Which one is actually cheaper?
Bigger packs aren't always the better deal, and "sale" prices can hide worse value. The only fair comparison is cost per unit. Enter each product's price and size — even in different units — and this tool converts both to a common base and tells you the genuinely cheaper buy, and by how much.
How it works
Weights are compared per 100 g, volumes per 100 ml, and countable items per piece. Because everything is normalised to a base unit, you can pit a 500 g bag against a 1 kg one, or ounces against grams, and still get a fair result.
Example
A $4.50 bag of 500 g is $0.90 / 100 g. A $7.00 bag of 1 kg is $0.70 / 100 g — so the bigger bag is about 22% cheaper per unit, even though it costs more up front.

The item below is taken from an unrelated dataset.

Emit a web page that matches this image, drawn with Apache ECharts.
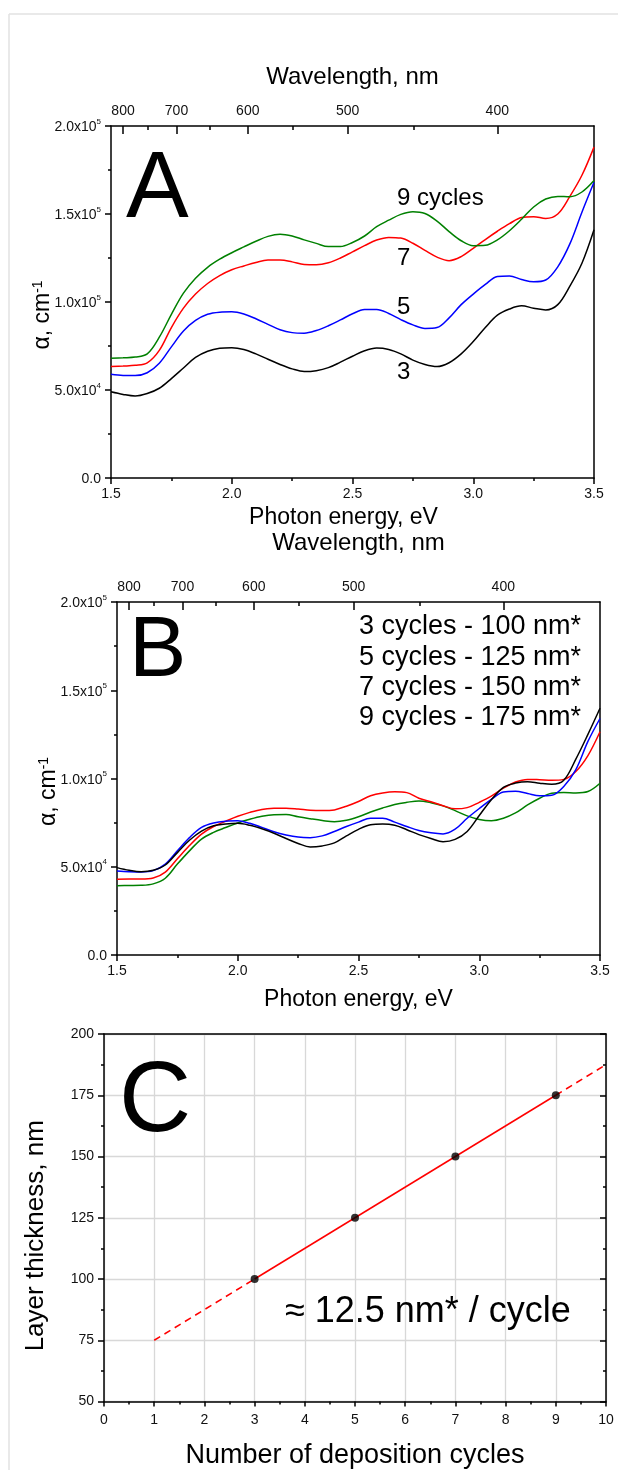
<!DOCTYPE html>
<html><head><meta charset="utf-8">
<script src="https://cdn.jsdelivr.net/npm/echarts@6/dist/echarts.min.js"></script>
<style>html,body{margin:0;padding:0;background:#fff}#c{width:618px;height:1470px}</style>
</head><body><div id="c"></div>
<script>
// ---------- DATA ----------
// photon energy grid (eV)
const energy = [1.50,1.55,1.60,1.65,1.70,1.75,1.80,1.85,1.90,1.95,2.00,2.05,2.10,2.15,2.20,2.25,2.30,2.35,2.40,2.45,2.50,2.55,2.60,2.65,2.70,2.75,2.80,2.85,2.90,2.95,3.00,3.05,3.10,3.15,3.20,3.25,3.30,3.35,3.40,3.45,3.50];
// Panel A: absorption coefficient, units of 10^3 cm^-1
const aCycles3 = [49.0,47.5,46.6,48.0,51.0,56.5,62.5,68.5,72.0,73.7,74.0,73.0,70.5,67.5,64.5,62.0,60.5,61.0,62.7,65.8,69.2,72.3,73.8,73.0,70.5,67.0,64.5,63.3,65.5,70.5,77.5,85.5,92.5,96.0,97.8,96.5,95.5,98.5,109.0,122.0,141.0];
const aCycles5 = [58.9,58.3,58.2,59.8,65.2,74.5,83.5,89.5,93.0,94.2,94.4,93.2,90.5,87.3,84.2,82.6,82.3,83.8,86.5,89.8,93.3,95.7,95.8,93.5,90.0,87.0,85.0,85.5,91.0,98.5,104.5,110.0,114.5,114.8,112.8,111.5,112.5,120.0,133.0,151.0,168.0];
const aCycles7 = [63.3,63.6,64.0,65.4,72.5,85.5,96.5,104.5,110.5,115.0,118.3,120.5,122.5,123.8,123.8,122.8,121.3,121.2,122.3,125.0,128.5,132.0,135.2,136.7,136.3,133.4,129.3,125.5,123.5,125.8,130.5,135.5,140.2,144.5,148.0,148.5,147.5,150.0,160.0,172.0,188.0];
const aCycles9 = [68.0,68.3,68.7,70.5,80.0,93.0,105.0,113.5,119.7,124.3,128.0,131.3,134.5,137.3,138.5,137.5,135.3,133.3,131.5,131.5,133.8,137.5,142.8,146.5,149.8,151.3,150.3,146.0,140.0,134.8,132.0,132.2,135.3,140.5,147.0,154.0,158.5,160.0,159.8,162.5,169.0];
// Panel B: normalized absorption coefficient, units of 10^3 cm^-1
const bCycles3 = [49.5,48.0,47.2,48.0,51.0,58.0,65.0,70.2,73.2,74.2,74.6,73.5,71.5,69.0,66.0,63.2,61.2,61.8,63.5,67.5,71.2,73.8,74.2,73.5,71.0,68.2,66.0,64.2,65.5,70.0,79.0,88.0,95.0,97.4,98.2,97.3,96.7,99.0,111.0,125.0,139.8];
const bCycles5 = [47.6,47.2,47.0,47.8,51.5,59.0,66.5,72.3,74.8,75.8,76.0,74.6,72.3,69.8,68.0,66.8,66.5,67.5,70.0,72.8,75.3,77.5,77.5,75.3,72.8,70.5,69.2,68.6,71.3,77.5,83.0,88.2,92.3,92.8,91.5,90.2,90.5,95.5,105.0,121.0,134.0];
const bCycles7 = [42.9,43.0,43.0,43.6,47.0,54.5,62.0,68.5,72.8,75.8,78.6,80.8,82.5,83.1,83.2,82.7,82.0,81.8,82.2,84.3,87.0,90.2,91.8,92.5,92.0,88.8,86.8,84.6,82.8,83.5,86.5,90.0,94.5,98.0,99.5,99.3,99.0,99.5,104.0,113.0,126.5];
const bCycles9 = [39.3,39.4,39.5,40.3,43.5,51.5,59.0,65.7,69.5,72.2,74.8,76.9,78.6,79.5,79.6,78.3,77.2,76.2,75.5,76.3,78.3,81.0,83.3,85.3,86.5,87.3,86.3,84.5,81.8,78.8,76.8,76.1,77.5,80.5,85.0,88.8,91.7,92.0,91.8,92.6,97.3];
// wavelength ticks (nm) of the top axes
const wavelengthMajor = [800,700,600,500,400];
const wavelengthMinor = [750,650,550,450];
// legend lines of panel B
const legendB = ['3 cycles - 100 nm*','5 cycles - 125 nm*','7 cycles - 150 nm*','9 cycles - 175 nm*'];
// Panel C
const cycles = [3,5,7,9];
const thickness = [100,125,150,175];
const fitSolid = [[3,100],[9,175]];
const fitDashLow = [[1,75],[3,100]];
const fitDashHigh = [[9,175],[10,187.5]];

// ---------- STYLE ----------
const FONT = "'Liberation Sans', Arial, sans-serif";
const BLACK = '#000';
const AX = {show:true, onZero:false, lineStyle:{color:BLACK, width:1.5}};
const NOAX = {show:false, onZero:false};
const TICK = {color:BLACK, width:1.5};
const toEV = l => 1239.84 / l;
const pair = vals => energy.map((e,i)=>[e, vals[i]]);
const supFmt = v => {
  if (v === 0) return '{b|0.0}';
  const n = v * 1000;
  const e = Math.floor(Math.log10(n) + 1e-9);
  const m = n / Math.pow(10, e);
  return '{b|' + m.toFixed(1) + 'x10}{s|' + e + '}';
};
const richSup = {
  b:{fontSize:14, fontFamily:FONT, color:'#111', lineHeight:17, verticalAlign:'bottom'},
  s:{fontSize:8, fontFamily:FONT, color:'#111', lineHeight:8, verticalAlign:'top'}
};
const LBL = 14;

function spectraAxes(gi, gMinor, topGap, bottomGap, bottomPad) {
  const xs = [
    {gridIndex:gi, type:'value', position:'bottom', min:1.5, max:3.5, interval:0.5,
     name:'Photon energy, eV', nameLocation:'middle', nameGap:bottomGap, nameMoveOverlap:false,
     nameTextStyle:{fontSize:23, fontFamily:FONT, color:'#000', padding:[0,bottomPad,0,0]},
     axisLine:AX, axisTick:{show:true, inside:false, length:6, lineStyle:TICK},
     minorTick:{show:true, splitNumber:2, length:3, lineStyle:TICK},
     axisLabel:{fontSize:LBL, fontFamily:FONT, color:'#111', margin:9, formatter:v=>v.toFixed(1)},
     splitLine:{show:false}},
    {gridIndex:gi, type:'value', position:'top', min:1.5, max:3.5,
     name:'Wavelength, nm', nameLocation:'middle', nameGap:topGap, nameMoveOverlap:false,
     nameTextStyle:{fontSize:24, fontFamily:FONT, color:'#000'},
     axisLine:AX,
     axisTick:{show:true, inside:true, length:8, customValues:wavelengthMajor.map(toEV), lineStyle:TICK},
     axisLabel:{show:true, customValues:wavelengthMajor.map(toEV), fontSize:LBL, fontFamily:FONT, color:'#111', margin:8,
       formatter:v=>String(Math.round(1239.84/v))},
     splitLine:{show:false}},
    {gridIndex:gMinor, type:'value', position:'top', min:1.5, max:3.5,
     axisLine:NOAX,
     axisTick:{show:true, inside:true, length:4, customValues:wavelengthMinor.map(toEV), lineStyle:TICK},
     axisLabel:{show:false}, splitLine:{show:false}}
  ];
  const ys = [
    {gridIndex:gi, type:'value', position:'left', min:0, max:200, interval:50,
     name:'α, cm{s|-1}', nameLocation:'middle', nameGap:57, nameMoveOverlap:false,
     nameTextStyle:{fontSize:23, fontFamily:FONT, color:'#000', padding:[0,26,0,0],
       rich:{s:{fontSize:14, fontFamily:FONT, color:'#000', verticalAlign:'top', lineHeight:12}}},
     axisLine:AX, axisTick:{show:true, length:6, lineStyle:TICK},
     minorTick:{show:true, splitNumber:2, length:3, lineStyle:TICK},
     axisLabel:{margin:10, formatter:supFmt, rich:richSup},
     splitLine:{show:false}},
    {gridIndex:gi, type:'value', position:'right', min:0, max:200,
     axisLine:AX, axisTick:{show:false}, axisLabel:{show:false}, splitLine:{show:false}},
    {gridIndex:gMinor, type:'value', show:false, min:0, max:200, axisLine:NOAX}
  ];
  return {xs, ys};
}

const A = spectraAxes(0, 3, 36.5, 28, 18);
const B = spectraAxes(1, 4, 47, 33, 0);
const gridC = '#d8d8d8';
const xC = [
  {gridIndex:2, type:'value', position:'bottom', min:0, max:10, interval:1,
   name:'Number of deposition cycles', nameLocation:'middle', nameGap:40.5, nameMoveOverlap:false,
   nameTextStyle:{fontSize:27, fontFamily:FONT, color:'#000'},
   axisLine:AX, axisTick:{show:true, length:5, lineStyle:TICK},
   minorTick:{show:true, splitNumber:2, length:3, lineStyle:TICK},
   axisLabel:{fontSize:LBL, fontFamily:FONT, color:'#111', margin:12},
   splitLine:{show:true, lineStyle:{color:gridC, width:1.3}}},
  {gridIndex:2, type:'value', position:'top', min:0, max:10,
   axisLine:AX, axisTick:{show:false}, axisLabel:{show:false}, splitLine:{show:false}}
];
const yC = [
  {gridIndex:2, type:'value', position:'left', min:50, max:200, interval:25,
   name:'Layer thickness, nm', nameLocation:'middle', nameGap:55, nameMoveOverlap:false,
   nameTextStyle:{fontSize:26, fontFamily:FONT, color:'#000', padding:[0,36,0,0]},
   axisLine:AX, axisTick:{show:true, length:6, lineStyle:TICK},
   minorTick:{show:true, splitNumber:2, length:3, lineStyle:TICK},
   axisLabel:{fontSize:LBL, fontFamily:FONT, color:'#111', margin:10},
   splitLine:{show:true, lineStyle:{color:gridC, width:1.3}}},
  {gridIndex:2, type:'value', position:'right', min:50, max:200, interval:25,
   axisLine:AX, axisTick:{show:true, inside:true, length:6, lineStyle:TICK},
   minorTick:{show:true, splitNumber:2, length:3, lineStyle:TICK},
   axisLabel:{show:false}, splitLine:{show:false}}
];
// axis index bookkeeping
// xAxis: A:0,1,2  B:3,4,5  C:6,7 ; yAxis: A:0,1,2  B:3,4,5  C:6,7

function curve(name, xi, yi, vals, color) {
  return {name, type:'line', xAxisIndex:xi, yAxisIndex:yi, data:pair(vals),
    smooth:0.35, showSymbol:false, lineStyle:{color, width:1.5}, itemStyle:{color}, silent:true};
}
const COLORS = {c3:'#000000', c5:'#0000ff', c7:'#ff0000', c9:'#008000'};

const series = [
  curve('A3',0,0,aCycles3,COLORS.c3), curve('A5',0,0,aCycles5,COLORS.c5),
  curve('A7',0,0,aCycles7,COLORS.c7), curve('A9',0,0,aCycles9,COLORS.c9),
  curve('B9',3,3,bCycles9,COLORS.c9), curve('B7',3,3,bCycles7,COLORS.c7),
  curve('B5',3,3,bCycles5,COLORS.c5), curve('B3',3,3,bCycles3,COLORS.c3),
  {type:'line', xAxisIndex:6, yAxisIndex:6, data:fitSolid, showSymbol:false, lineStyle:{color:'#ff0000', width:1.5}, silent:true},
  {type:'line', xAxisIndex:6, yAxisIndex:6, data:fitDashLow, showSymbol:false, lineStyle:{color:'#ff0000', width:1.5, type:[7,5]}, silent:true},
  {type:'line', xAxisIndex:6, yAxisIndex:6, data:fitDashHigh, showSymbol:false, lineStyle:{color:'#ff0000', width:1.5, type:[7,5]}, silent:true},
  {type:'scatter', xAxisIndex:6, yAxisIndex:6, data:cycles.map((c,i)=>[c, thickness[i]]), symbolSize:8, itemStyle:{color:'#000'}, z:5, silent:true}
];

const txt = (x, y, text, size) => ({type:'text', x, y, z:100,
  style:{text, fontSize:size, fontFamily:FONT, fill:'#000', textVerticalAlign:'middle', textAlign:'left'}});

const graphic = [
  {type:'line', shape:{x1:9, y1:14, x2:618, y2:14}, style:{stroke:'#e2e2e2', lineWidth:1.5}},
  {type:'line', shape:{x1:9, y1:14, x2:9, y2:1470}, style:{stroke:'#e2e2e2', lineWidth:1.5}},
  txt(126, 191, 'A', 94),
  txt(397, 198, '9 cycles', 24),
  txt(397, 258, '7', 24),
  txt(397, 307, '5', 24),
  txt(397, 372, '3', 24),
  txt(129, 652, 'B', 86),
  txt(359, 627, legendB[0], 27),
  txt(359, 657.5, legendB[1], 27),
  txt(359, 688, legendB[2], 27),
  txt(359, 718, legendB[3], 27),
  txt(119, 1103, 'C', 100),
  txt(285, 1312, '≈ 12.5 nm* / cycle', 36)
];

const option = {
  animation:false,
  backgroundColor:'#fff',
  textStyle:{fontFamily:FONT},
  grid:[
    {left:111, top:126, width:483, height:352},
    {left:117, top:602, width:483, height:353},
    {left:104, top:1034, width:502, height:369},
    {left:111, top:126, width:483, height:352},
    {left:117, top:602, width:483, height:353}
  ],
  xAxis:[...A.xs, ...B.xs, ...xC],
  yAxis:[...A.ys, ...B.ys, ...yC],
  series,
  graphic
};
const chart = echarts.init(document.getElementById('c'), null, {renderer:'canvas'});
chart.setOption(option);
</script>
</body></html>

Adding tax at the till? See the sales tax calculator. Working out a sale price? Try the discount calculator.
Comparisons are only valid between products measured the same way (weight vs weight, volume vs volume). Quality, brand and quantity you'll actually use also matter — cheapest per unit isn't always the best buy.
Frequently asked questions
How do you calculate unit price?
Divide the price by the size in a common unit. A $4.50 pack of 500 g costs $0.009 per gram, or $0.90 per 100 g. Comparing the per-unit price of two items shows which is cheaper regardless of pack size.
Can I compare different units like grams and ounces?
Yes, as long as they measure the same thing. This calculator converts weights and volumes to a common base, so you can compare a product sold in ounces against one sold in grams.
Why is unit price useful when shopping?
Bigger packs are not always cheaper per unit, and sale prices can be misleading. Comparing cost per unit reveals the genuinely better value between two options.